Time and units of exchange in Finland  
Matti Erasaari (University of Helsinki)

Paper short abstract:

The paper looks into certain absurd applications of clock time in Finland, where time is taken either too literally, or too figuratively, or frequently both.

Paper long abstract:

This paper draws attention to the formation of the units of time used in establishing equivalences in Finland. More precisely, I look into the role of abstract clock time as "the quantitative aspect of labour as well as its inherent measure" (Marx 1859), but at the same time also as a malleable thing which can be bought, sold, or exchanged in various forms and measures. My ethnographic data comes from two case studies that concern time as a measure of value in Finland.

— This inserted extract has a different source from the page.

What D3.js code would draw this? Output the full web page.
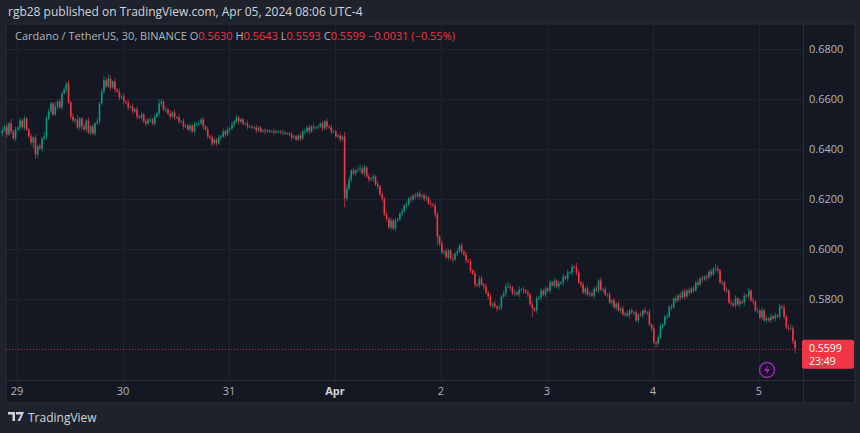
<!DOCTYPE html>
<html><head><meta charset="utf-8">
<script src="https://cdn.jsdelivr.net/npm/d3@7/dist/d3.min.js"></script>
<style>html,body{margin:0;padding:0;background:#1e222d;overflow:hidden}svg{display:block;font-family:"Open Sans","Noto Sans",sans-serif}</style>
</head><body><svg id="c" width="860" height="433"></svg>
<script>
// 30-min closes in pips (x0.0001), first candle Mar 28 20:30 (index -7 relative to Mar 29 00:00)
const closes = [
6472,6488,6456,6500,6468,6440,6476,6484,6512,6484,6520,6476,
6448,6424,6444,6376,6408,6400,6440,6448,6520,6548,6580,6536,
6568,6588,6564,6620,6636,6660,6584,6528,6512,6516,6484,6520,
6488,6476,6512,6464,6488,6460,6500,6508,6580,6628,6672,6648,
6680,6644,6668,6636,6628,6604,6608,6588,6584,6564,6568,6548,
6556,6528,6524,6536,6508,6500,6516,6516,6500,6528,6540,6580,
6588,6556,6556,6540,6528,6544,6524,6524,6508,6508,6488,6492,
6476,6492,6468,6496,6500,6500,6516,6488,6476,6448,6444,6420,
6436,6420,6444,6448,6468,6456,6476,6480,6496,6508,6524,6508,
6516,6500,6500,6488,6488,6484,6484,6472,6484,6468,6472,6468,
6472,6468,6468,6464,6468,6468,6464,6464,6460,6460,6456,6444,
6448,6436,6452,6440,6468,6468,6484,6468,6488,6484,6484,6488,
6500,6480,6508,6488,6484,6468,6468,6448,6452,6436,6448,6200,
6240,6276,6312,6300,6312,6316,6320,6300,6324,6288,6276,6280,
6288,6256,6248,6216,6200,6136,6120,6084,6112,6080,6112,6116,
6140,6148,6172,6176,6200,6196,6212,6208,6220,6208,6212,6200,
6204,6180,6176,6172,6136,6048,6020,5984,5988,5964,5992,5960,
5956,5980,5988,6012,5988,5976,5952,5948,5912,5900,5856,5852,
5880,5856,5848,5824,5808,5772,5780,5768,5760,5764,5808,5820,
5848,5848,5844,5820,5824,5816,5836,5836,5832,5824,5816,5776,
5760,5752,5800,5804,5832,5816,5840,5832,5864,5852,5872,5848,
5860,5864,5888,5880,5904,5904,5928,5924,5904,5864,5856,5824,
5840,5816,5820,5812,5840,5832,5872,5836,5836,5816,5816,5784,
5792,5764,5780,5752,5760,5736,5740,5732,5752,5744,5744,5712,
5736,5732,5752,5744,5744,5696,5680,5624,5620,5644,5688,5696,
5728,5728,5768,5764,5800,5792,5812,5804,5828,5808,5832,5824,
5840,5832,5864,5856,5880,5876,5888,5884,5908,5896,5920,5920,
5912,5864,5864,5832,5832,5784,5780,5772,5800,5776,5788,5784,
5812,5808,5832,5792,5788,5752,5752,5724,5752,5712,5720,5712,
5728,5720,5732,5728,5768,5764,5728,5684,5680,5680,5630,5599];
const firstOpen = 6460;
// upper / lower wick lengths per candle, one digit each (x6 pips)
const wickUp = [
"212131212121","121212132211","312121212131","121212121232","321212121212",
"121212121213","212121212121","121212121212","112121212121","111211121112",
"111211121112","111212121211","121212111213","321212322121","212121212121",
"121212121212","212122121211","312121212121","221212121212","232121212121",
"212121212121","212121213212","121212121212","121212121212","121212121221",
"121212121212","121212121213","212121212121","212121212121","212121212321"].join("");
const wickDn = [
"212121212121","124321212121","121212121212","212121212121","121212121212",
"121212121212","212121212121","121212121212","121212121212","111211121112",
"111211121112","111212121211","121212111216","212121212121","212121212121",
"121212121212","212126212121","212121212121","212121212121","212121212121",
"612121212121","212121212121","212121212121","212121212121","212121213212",
"121212121212","121212121212","212121212121","212121212121","212121212123"].join("");
const priceTicks = [0.58,0.60,0.62,0.64,0.66,0.68];
const dayLabels = ["29","30","31","Apr","2","3","4","5"];
const firstIndex = -7;

const svg = d3.select("#c");
const W=860,H=433, paneL=6, paneT=24, paneR=855, paneB=403, plotR=803;
svg.append("rect").attr("width",W).attr("height",H).attr("fill","#1e222d");
svg.append("rect").attr("x",paneL).attr("y",paneT).attr("width",paneR-paneL).attr("height",paneB-paneT)
  .attr("fill","#141823").attr("stroke","#2a2e39");

const y = d3.scaleLinear().domain([0.58,0.68]).range([298.5,48.5]);
const x = d3.scaleLinear().domain([0,8*48]).range([17,17+8*106]);

const g = svg.append("g");
g.selectAll(".hg").data(priceTicks).join("line").attr("x1",paneL).attr("x2",plotR)
 .attr("y1",d=>Math.round(y(d))+0.5).attr("y2",d=>Math.round(y(d))+0.5).attr("stroke","#1f2330");
g.selectAll(".vg").data(dayLabels).join("line").attr("x1",(d,i)=>Math.round(x(i*48))+0.5).attr("x2",(d,i)=>Math.round(x(i*48))+0.5)
 .attr("y1",paneT).attr("y2",380).attr("stroke","#1f2330");
g.append("line").attr("x1",plotR+0.5).attr("x2",plotR+0.5).attr("y1",paneT).attr("y2",paneB).attr("stroke","#2a2e39");
g.append("line").attr("x1",paneL).attr("x2",paneR).attr("y1",380.5).attr("y2",380.5).attr("stroke","#2a2e39");

const candles = closes.map((c,i)=>{
  const o = i===0?firstOpen:closes[i-1];
  const hi = Math.max(o,c)+(+wickUp[i]||1)*6, lo = Math.min(o,c)-(+wickDn[i]||1)*6;
  return {i:i+firstIndex,o:o/1e4,c:c/1e4,h:hi/1e4,l:lo/1e4};
});
const up="#089981", dn="#f23645";
const cg = g.append("g");
cg.selectAll("line").data(candles).join("line")
 .attr("x1",d=>x(d.i)+0.8).attr("x2",d=>x(d.i)+0.8).attr("y1",d=>y(d.h)).attr("y2",d=>y(d.l))
 .attr("stroke",d=>d.c>=d.o?up:dn).attr("stroke-width",0.9).attr("opacity",0.75);
cg.selectAll("rect").data(candles).join("rect")
 .attr("x",d=>x(d.i)).attr("width",1.6)
 .attr("y",d=>y(Math.max(d.o,d.c))).attr("height",d=>Math.max(0.8,Math.abs(y(d.o)-y(d.c))))
 .attr("fill",d=>d.c>=d.o?up:dn);

const last = candles[candles.length-1];
g.append("line").attr("x1",paneL).attr("x2",plotR).attr("y1",Math.round(y(last.c))+0.5).attr("y2",Math.round(y(last.c))+0.5)
 .attr("stroke",dn).attr("stroke-dasharray","1,2").attr("opacity",0.8);

g.selectAll(".pt").data(priceTicks).join("text").attr("x",809).attr("y",d=>y(d)+4)
 .attr("fill","#b2b5be").attr("font-size",11).text(d=>d.toFixed(4));
g.append("rect").attr("x",802).attr("y",y(last.c)-9).attr("width",52).attr("height",29).attr("rx",2).attr("fill",dn);
g.append("text").attr("x",809).attr("y",y(last.c)+3).attr("fill","#fff").attr("font-size",10.5).text(last.c.toFixed(4));
g.append("text").attr("x",809).attr("y",y(last.c)+16).attr("fill","#fff").attr("font-size",10.5).text("23:49");
const ic = g.append("g").attr("transform","translate(767,370)");
ic.append("circle").attr("r",7.5).attr("fill","none").attr("stroke","#9c27b0").attr("stroke-width",1.5);
ic.append("path").attr("d","M1,-5 L-3,1 L0,1 L-1,5 L3,-1 L0,-1 Z").attr("fill","#9c27b0");

g.selectAll(".xl").data(dayLabels).join("text").attr("x",(d,i)=>x(i*48)).attr("y",395)
 .attr("text-anchor","middle").attr("font-size",11)
 .attr("fill",d=>d==="Apr"?"#d1d4dc":"#b2b5be").attr("font-weight",d=>d==="Apr"?"bold":"normal").text(d=>d);

svg.append("text").attr("x",8).attr("y",16).attr("fill","#d1d4dc").attr("font-size",12)
 .text("rgb28 published on TradingView.com, Apr 05, 2024 08:06 UTC-4");
const lg = svg.append("text").attr("x",15).attr("y",40).attr("font-size",11).attr("fill","#b2b5be");
lg.append("tspan").text("Cardano / TetherUS, 30, BINANCE  O");
lg.append("tspan").attr("fill",dn).text("0.5630");
lg.append("tspan").text(" H");
lg.append("tspan").attr("fill",dn).text("0.5643");
lg.append("tspan").text(" L");
lg.append("tspan").attr("fill",dn).text("0.5593");
lg.append("tspan").text(" C");
lg.append("tspan").attr("fill",dn).text("0.5599  \u22120.0031 (\u22120.55%)");
const ft = svg.append("g").attr("transform","translate(8,412)");
ft.append("path").attr("d","M0,0 H7 V9 H4.5 V2.5 H0 Z M8,0 H16 L12,9 H9.5 L13,2.5 H8 Z").attr("fill","#d1d4dc");
ft.append("text").attr("x",20).attr("y",9.5).attr("fill","#d1d4dc").attr("font-size",12).text("TradingView");
</script></body></html>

The first one concerns a mutual help network known as the Helsinki Timebank, which continues to contest the Finnish Tax Administration's ruling over the taxation value of "banked" time. The second case concerns the neoliberal time accounting systems employed by the University of Helsinki; an accountants' "fiction" which nonetheless resembles the university employees' factual work times just closely enough to be a cause for upset, even worry for many. In both of these cases, time is used as the basis of very different types of "exchanges" or trades, assumedly because of its precise measurability, but ultimately also because the abstract nature of time allows its deployment towards complete equivalence. Looking into such balance-driven employment of time, this paper takes inspiration from Bill Maurer's (2005) call to engage with the "mathematical form of the equivalence function as a moral form".